Quem mais trabalha aqui é o psiquiatra. E com juiz mesmo. O juiz sofre um desgaste extraordinário, ele é estressado. O juiz trabalha só com a cabeça. A cabeça tem limite. O pedreiro trabalha 10 horas, carrega tijolo, saco de cimento, massa, argamassa. Chega em casa, toma um banho, dorme e no outro dia está inteiro. O juiz tem que resolver os problemas dos outros. Às vezes não resolve os problemas dele, que ficam de lado. Então, há um esgotamento mental muito grande.

Como funcionava a máquina de licenças médicas?

Bem, era tudo lastreado em atestado. Mesmo quem estava morando fora do País e recebia os salários via bancária. Agentes de segurança, motoristas, oficiais de Justiça, escreventes, auxiliares. Todas as funções. Mas agora a avaliação para concessão de licença saúde será feita pelos médicos do Tribunal de Justiça.

Quantos voltaram ao serviço?

Refizemos todas as perícias e constatamos que 43% tinham condições de voltar ao trabalho. Demos um prazo para o retorno, para que reassumissem o serviço sob pena de perda do cargo. Trinta dias consecutivos fora do serviço pode provocar processo administrativo disciplinar por abandono de cargo. É a sanção. Outros foram direto para a aposentadoria. A junta médica que formamos verificou que eram casos efetivos de aposentadoria. E um outro grupo teve suas licenças prorrogadas.

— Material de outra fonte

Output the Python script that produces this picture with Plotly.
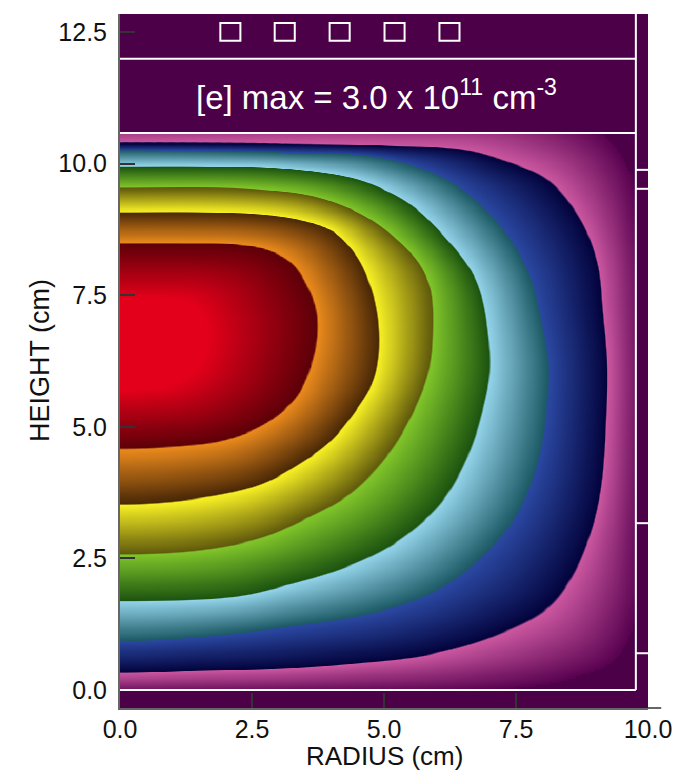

Haverá punições administrativas?

Eles estavam acobertados por laudo médico do Departamento de Saúde do Estado. Vai fazer o quê? Não vejo nenhuma produtividade em se abrir processo disciplinar ou representar contra os médicos do Estado. Fizemos um apanhado geral, sem individualização de cada um. Só de voltarem já vejo aí uma sanção, uma punição. E muitos voltaram espontaneamente. Foi só fiscalizar, avaliar. Não posso ficar olhando para o retrovisor, eu olho para o para-brisas. Mais de dois mil servidores já retomaram suas atividades. Não pretendo fazer auditorias, não vou fazer caça às bruxas. Quero aperfeiçoar o atendimento ao jurisdicionado. Para isso preciso de pessoal. E pessoal bem remunerado. Nossos funcionários reclamam com razão. Não querem aumento, querem reposição. Temos inflação. Pequena, mas temos.

O novo corregedor (desembargador Munhoz Soares) reclamou dos ataques à independência do Judiciário.

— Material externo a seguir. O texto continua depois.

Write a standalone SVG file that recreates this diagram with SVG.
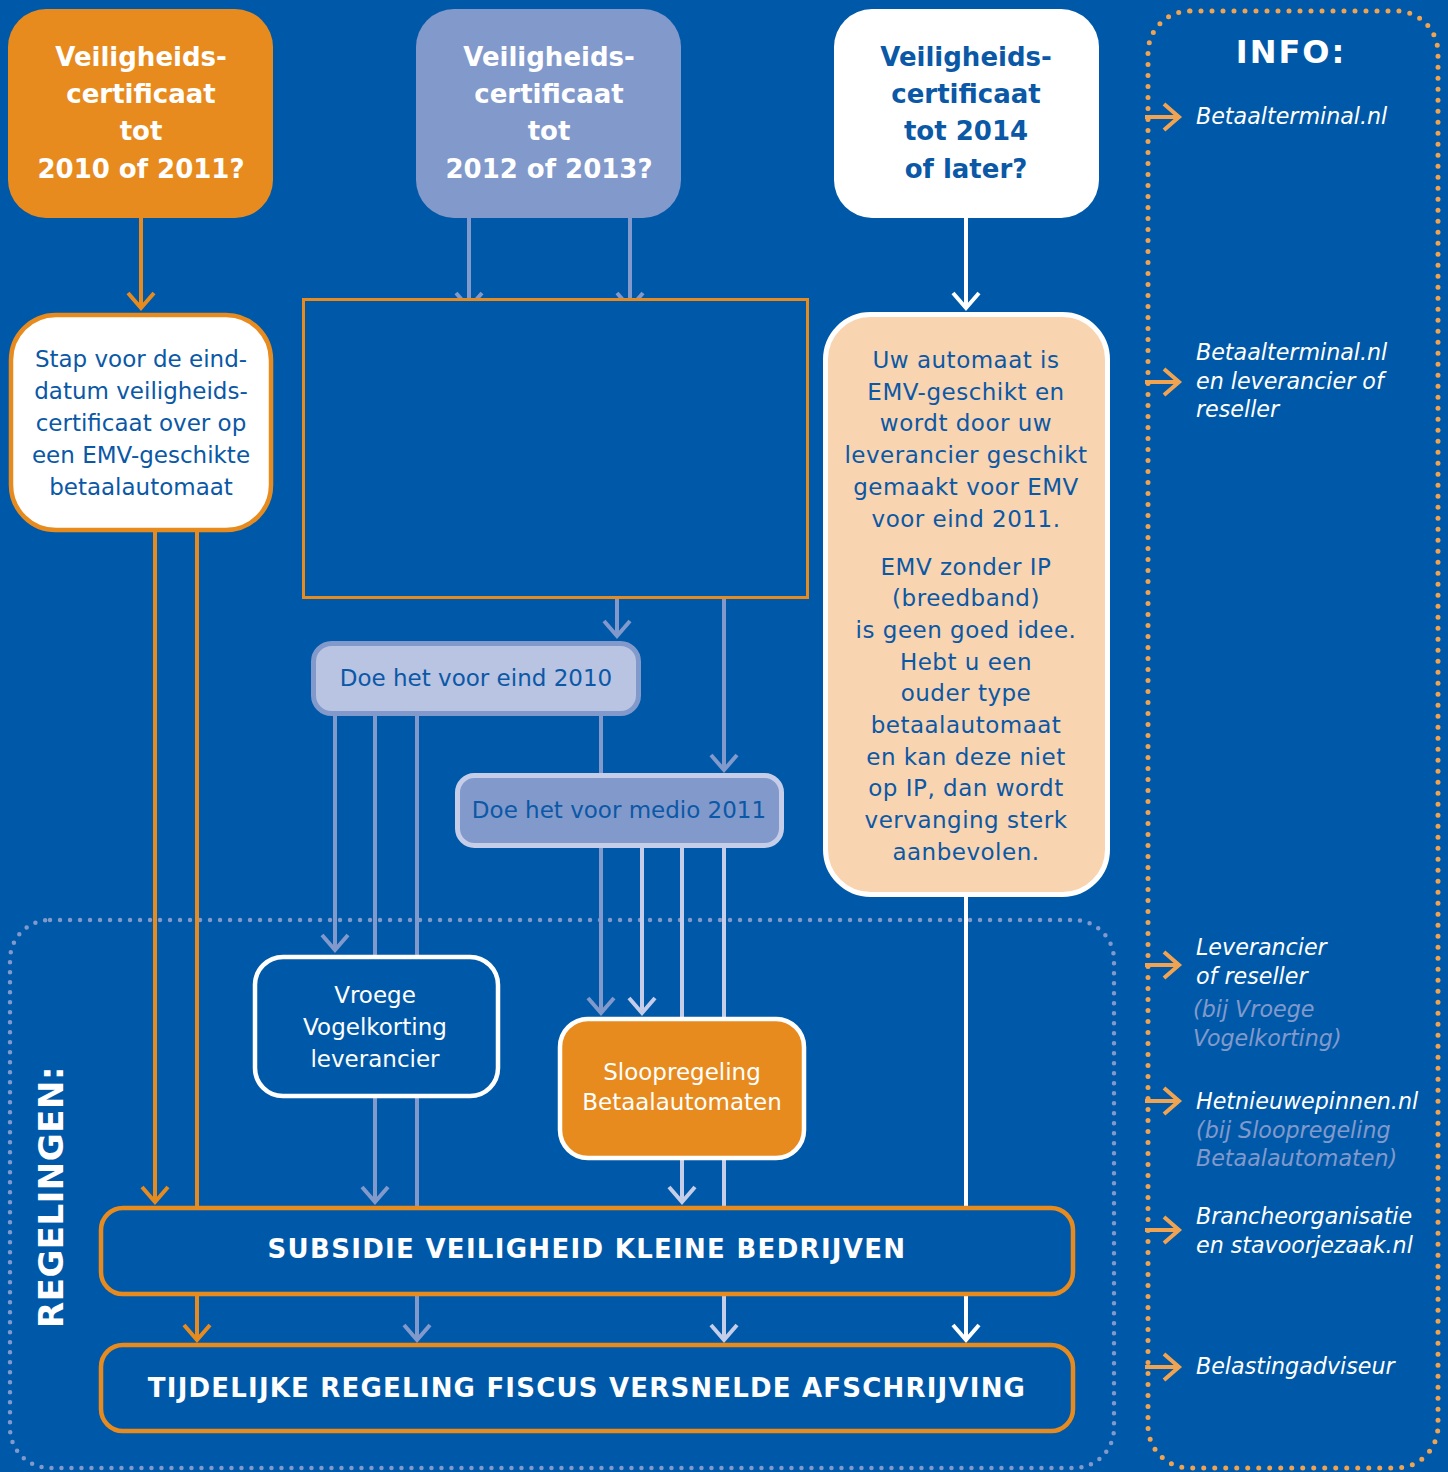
<svg xmlns="http://www.w3.org/2000/svg" width="1448" height="1472" viewBox="0 0 1448 1472">
<defs>
<style>
.t{font-family:"DejaVu Sans",Verdana,sans-serif;text-anchor:middle}
.b{font-weight:bold}
.w{fill:#ffffff}
.dk{fill:#0a58a6}
.it{font-family:"DejaVu Sans",Verdana,sans-serif;font-style:italic;font-size:22.2px;fill:#ffffff}
.itl{fill:#8299cc}
.c{fill:none;stroke-width:4}
.or{stroke:#e88b1e}
.lv{stroke:#8299cc}
.lt{stroke:#c5cde8}
.wh{stroke:#ffffff}
.io{stroke:#f0a452}
</style>
<marker id="mo" viewBox="-20 -20 40 40" markerWidth="40" markerHeight="40" refX="0" refY="0" orient="auto" markerUnits="userSpaceOnUse"><path d="M-15,-13 L0,0 L-15,13" fill="none" stroke="#e88b1e" stroke-width="4"/></marker>
<marker id="ml" viewBox="-20 -20 40 40" markerWidth="40" markerHeight="40" refX="0" refY="0" orient="auto" markerUnits="userSpaceOnUse"><path d="M-15,-13 L0,0 L-15,13" fill="none" stroke="#8299cc" stroke-width="4"/></marker>
<marker id="mt" viewBox="-20 -20 40 40" markerWidth="40" markerHeight="40" refX="0" refY="0" orient="auto" markerUnits="userSpaceOnUse"><path d="M-15,-13 L0,0 L-15,13" fill="none" stroke="#c5cde8" stroke-width="4"/></marker>
<marker id="mw" viewBox="-20 -20 40 40" markerWidth="40" markerHeight="40" refX="0" refY="0" orient="auto" markerUnits="userSpaceOnUse"><path d="M-15,-13 L0,0 L-15,13" fill="none" stroke="#ffffff" stroke-width="4"/></marker>
<marker id="mi" viewBox="-20 -20 40 40" markerWidth="40" markerHeight="40" refX="0" refY="0" orient="auto" markerUnits="userSpaceOnUse"><path d="M-15,-13 L0,0 L-15,13" fill="none" stroke="#f0a452" stroke-width="4"/></marker>
</defs>
<rect x="0" y="0" width="1448" height="1472" fill="#0059a8"/>

<g id="containers">
<rect x="10" y="920" width="1104" height="548" rx="40" fill="none" stroke="#8299cc" stroke-width="4.5" stroke-linecap="round" stroke-dasharray="0 10"/>
<rect x="1148" y="11" width="290" height="1457" rx="42" fill="none" stroke="#f0a452" stroke-width="5" stroke-linecap="round" stroke-dasharray="0 11"/>
<text class="t b w" font-size="34" letter-spacing="0.5" transform="translate(63,1197) rotate(-90)">REGELINGEN:</text>
<text class="t b w" x="1291" y="63" font-size="32" letter-spacing="2">INFO:</text>
</g>

<g id="connectors">
<path class="c or" d="M141 218 V308" marker-end="url(#mo)"/>
<path class="c or" d="M155 531 V1202" marker-end="url(#mo)"/>
<path class="c or" d="M197 531 V1207"/>
<path class="c or" d="M197 1295 V1340" marker-end="url(#mo)"/>
<path class="c lv" d="M469 218 V308" marker-end="url(#ml)"/>
<path class="c lv" d="M630 218 V308" marker-end="url(#ml)"/>
<path class="c lv" d="M617 598 V636" marker-end="url(#ml)"/>
<path class="c lv" d="M724 598 V770" marker-end="url(#ml)"/>
<path class="c lv" d="M335 716 V950" marker-end="url(#ml)"/>
<path class="c lv" d="M375 716 V956"/>
<path class="c lv" d="M417 716 V956"/>
<path class="c lv" d="M601 716 V774"/>
<path class="c lv" d="M601 848 V1013" marker-end="url(#ml)"/>
<path class="c lv" d="M375 1098 V1202" marker-end="url(#ml)"/>
<path class="c lv" d="M417 1098 V1207"/>
<path class="c lv" d="M417 1295 V1340" marker-end="url(#ml)"/>
<path class="c lt" d="M642 848 V1013" marker-end="url(#mt)"/>
<path class="c lt" d="M682 848 V1018"/>
<path class="c lt" d="M724 848 V1018"/>
<path class="c lt" d="M682 1160 V1202" marker-end="url(#mt)"/>
<path class="c lt" d="M724 1160 V1207"/>
<path class="c lt" d="M724 1295 V1340" marker-end="url(#mt)"/>
<path class="c wh" d="M966 218 V308" marker-end="url(#mw)"/>
<path class="c wh" d="M966 897 V1207"/>
<path class="c wh" d="M966 1295 V1340" marker-end="url(#mw)"/>
<path class="c io" d="M1145 117 H1179" marker-end="url(#mi)"/>
<path class="c io" d="M1145 382 H1179" marker-end="url(#mi)"/>
<path class="c io" d="M1145 965 H1179" marker-end="url(#mi)"/>
<path class="c io" d="M1145 1101 H1179" marker-end="url(#mi)"/>
<path class="c io" d="M1145 1230 H1179" marker-end="url(#mi)"/>
<path class="c io" d="M1145 1367 H1179" marker-end="url(#mi)"/>
</g>

<g id="cert2010">
<rect x="8" y="9" width="265" height="209" rx="38" fill="#e88b1e"/>
<text class="t b w" font-size="26"><tspan x="141" y="66">Veiligheids-</tspan><tspan x="141" y="103">certificaat</tspan><tspan x="141" y="140">tot</tspan><tspan x="141" y="178">2010 of 2011?</tspan></text>
</g>

<g id="cert2012">
<rect x="416" y="9" width="265" height="209" rx="38" fill="#8299cc"/>
<text class="t b w" font-size="26"><tspan x="549" y="66">Veiligheids-</tspan><tspan x="549" y="103">certificaat</tspan><tspan x="549" y="140">tot</tspan><tspan x="549" y="178">2012 of 2013?</tspan></text>
</g>

<g id="cert2014">
<rect x="834" y="9" width="265" height="209" rx="38" fill="#ffffff"/>
<text class="t b dk" font-size="26"><tspan x="966" y="66">Veiligheids-</tspan><tspan x="966" y="103">certificaat</tspan><tspan x="966" y="140">tot 2014</tspan><tspan x="966" y="178">of later?</tspan></text>
</g>

<g id="stap">
<rect x="11" y="315" width="260" height="215" rx="45" fill="#ffffff" stroke="#e88b1e" stroke-width="4.5"/>
<text class="t dk" font-size="23"><tspan x="141" y="367">Stap voor de eind-</tspan><tspan x="141" y="399">datum veiligheids-</tspan><tspan x="141" y="431">certificaat over op</tspan><tspan x="141" y="463">een EMV-geschikte</tspan><tspan x="141" y="495">betaalautomaat</tspan></text>
</g>

<g id="placeholder">
<rect x="303.5" y="299.5" width="504" height="298" fill="#0059a8" stroke="#e88b1e" stroke-width="3"/>
</g>

<g id="emv">
<rect x="825.5" y="314.5" width="282" height="580" rx="45" fill="#f8d4b0" stroke="#ffffff" stroke-width="5"/>
<text class="t dk" font-size="23" letter-spacing="0.5"><tspan x="966" y="368">Uw automaat is</tspan><tspan x="966" y="400">EMV-geschikt en</tspan><tspan x="966" y="431">wordt door uw</tspan><tspan x="966" y="463">leverancier geschikt</tspan><tspan x="966" y="495">gemaakt voor EMV</tspan><tspan x="966" y="527">voor eind 2011.</tspan><tspan x="966" y="575">EMV zonder IP</tspan><tspan x="966" y="606">(breedband)</tspan><tspan x="966" y="638">is geen goed idee.</tspan><tspan x="966" y="670">Hebt u een</tspan><tspan x="966" y="701">ouder type</tspan><tspan x="966" y="733">betaalautomaat</tspan><tspan x="966" y="765">en kan deze niet</tspan><tspan x="966" y="796">op IP, dan wordt</tspan><tspan x="966" y="828">vervanging sterk</tspan><tspan x="966" y="860">aanbevolen.</tspan></text>
</g>

<g id="eind2010">
<rect x="313.5" y="643.5" width="325" height="70" rx="18" fill="#b9c3e2" stroke="#8299cc" stroke-width="5"/>
<text class="t dk" x="476" y="686" font-size="23">Doe het voor eind 2010</text>
</g>

<g id="medio2011">
<rect x="457.5" y="775.5" width="324" height="70" rx="17" fill="#8299cc" stroke="#c5cde8" stroke-width="5"/>
<text class="t dk" x="619" y="818" font-size="23">Doe het voor medio 2011</text>
</g>

<g id="vroege">
<rect x="255" y="957" width="243" height="139" rx="28" fill="#0059a8" stroke="#ffffff" stroke-width="4.5"/>
<text class="t w" font-size="23"><tspan x="375" y="1003">Vroege</tspan><tspan x="375" y="1035">Vogelkorting</tspan><tspan x="375" y="1067">leverancier</tspan></text>
</g>

<g id="sloop">
<rect x="560" y="1019" width="244" height="139" rx="28" fill="#e88b1e" stroke="#ffffff" stroke-width="4.5"/>
<text class="t w" font-size="23"><tspan x="682" y="1080">Sloopregeling</tspan><tspan x="682" y="1110">Betaalautomaten</tspan></text>
</g>

<g id="subsidie">
<rect x="101" y="1208" width="972" height="86" rx="22" fill="none" stroke="#e88b1e" stroke-width="4.5"/>
<text class="t b w" x="587" y="1258" font-size="26" letter-spacing="1.3">SUBSIDIE VEILIGHEID KLEINE BEDRIJVEN</text>
</g>

<g id="tijdelijke">
<rect x="101" y="1345" width="972" height="86" rx="22" fill="none" stroke="#e88b1e" stroke-width="4.5"/>
<text class="t b w" x="587" y="1397" font-size="26" letter-spacing="1.2">TIJDELIJKE REGELING FISCUS VERSNELDE AFSCHRIJVING</text>
</g>

<g id="info">
<text class="it" x="1196" y="124">Betaalterminal.nl</text>
<text class="it"><tspan x="1196" y="360">Betaalterminal.nl</tspan><tspan x="1196" y="389">en leverancier of</tspan><tspan x="1196" y="417">reseller</tspan></text>
<text class="it"><tspan x="1196" y="955">Leverancier</tspan><tspan x="1196" y="984">of reseller</tspan><tspan class="itl" x="1193" y="1017">(bij Vroege</tspan><tspan class="itl" x="1193" y="1046">Vogelkorting)</tspan></text>
<text class="it"><tspan x="1196" y="1109">Hetnieuwepinnen.nl</tspan><tspan class="itl" x="1196" y="1138">(bij Sloopregeling</tspan><tspan class="itl" x="1196" y="1166">Betaalautomaten)</tspan></text>
<text class="it"><tspan x="1196" y="1224">Brancheorganisatie</tspan><tspan x="1196" y="1253">en stavoorjezaak.nl</tspan></text>
<text class="it" x="1196" y="1374">Belastingadviseur</text>
</g>
</svg>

Ataques à independência financeira. Eu digo o seguinte. Essa independência que consta claramente da Constituição e da emenda 45 ela só existe no papel. Ela é retórica. O Judiciário tem que fazer o seu orçamento, manda para o Executivo que corta verba a seu bel prazer, principalmente de pessoal. Aí manda o projeto para o Legislativo. A Assembleia de São Paulo tem 94 deputados estaduais. Fazem parte da bancada do Executivo 73 parlamentares. O governador tem mais que maioria absoluta. Então, na Assembleia só passam aqueles projetos que têm o beneplácito do senhor governador. Aí a gente tem que fazer tratativas, negociações para aparar determinadas situações. Pela Lei de Responsabilidade Fiscal o tribunal pode gastar com pessoal até 6%. Hoje, como cortam de lá e de cá, estamos gastando 4%. Eu queria só 1%. Leio na mídia que o orçamento estadual é de R$ 116 bilhões. Um por cento são R$ 1,16 bilhão. Eu quero só 1%.

Na antevéspera do Natal o TJ publicou provimento que garante segurança especial para desembargadores que integraram o Conselho Superior da Magistratura. Não é um privilégio?

Nunca usei. No dia 2 de dezembro, quando fui eleito, apuradas as urnas, logo me ofereceram um capitão e um outro militar. Na minha gestão vou usar o mínimo possível. Tinha lei do regime militar que obrigava o uso dessa segurança. Eu não me furto às responsabilidades. Assinei também o provimento, não queria ser voto vencido. Tem gente que gosta. Vou reavaliar essa portaria. F.M.